Posted on Oct 17, 2024 in Philosophy and ethics

I. The Ideal of Mathematical Certainty

Knowing the two operations of reason and their way of knowing, Descartes develops a method. This method is a set of rules ensuring that by following them, one will never mistake falsehood for truth, and knowledge will continually increase until one knows everything within human grasp.

The Four Rules

Descartes outlines four precepts for his method, derived from his analysis of the mathematical-geometric method and its philosophical applicability. He sought a universal geometric method, simple enough to be applied to any science and uncover truth in any field:

  1. Evidence: “Never admit anything that is not clearly and distinctly presented to the mind.” This avoids precipitation (accepting the unclear) and prevention (rejecting the evident). Clarity (presented to a receptive mind) and distinction (not confused with anything else) characterize evidence.
  2. Analysis: Divide complex problems into smaller, simpler parts for easier understanding and clearer intuition.
  3. Synthesis: Reconstruct knowledge by deductively reasoning from the simplest objects to the most complex, creating an ordered chain of evidence.
  4. Enumeration: Conduct complete enumerations and general reviews to ensure nothing is omitted, verifying the analysis and synthesis and ensuring consistency.

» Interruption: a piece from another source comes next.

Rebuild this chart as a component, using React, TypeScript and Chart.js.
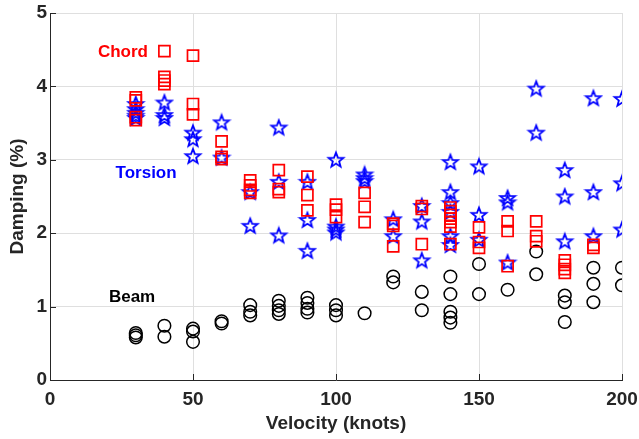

Analysis and synthesis align with the two ways of knowing: intuition, which provides evidence, and deduction, which extends this evidence to initially unknown areas.

II. Methodical Doubt

Descartes’ aim is to find indubitable truths. Methodical doubt, the application of the first precept, is not about actual doubt but a methodological tool to achieve this aim. It seeks a foundational truth for building knowledge.

Descartes presents three reasons for doubt:

  1. Uncertainty of the Senses: Our senses, while connecting us to the material world, can deceive us (e.g., illusions, hallucinations). Sense-based knowledge is probable, not absolutely certain.
  2. The Dream Argument: Vivid dreams can feel real, making it difficult to distinguish waking from sleeping. How can we prove we are not currently dreaming?
  3. The Evil Genius Hypothesis: This radical scenario posits an all-powerful being deceiving us about even mathematical truths. This highlights the potential for doubt even in seemingly self-evident areas.

These stages of doubt challenge the reliability of sensory knowledge, the distinction between dream and reality, and even the certainty of mathematical truths, pushing the search for a truly indubitable foundation for knowledge.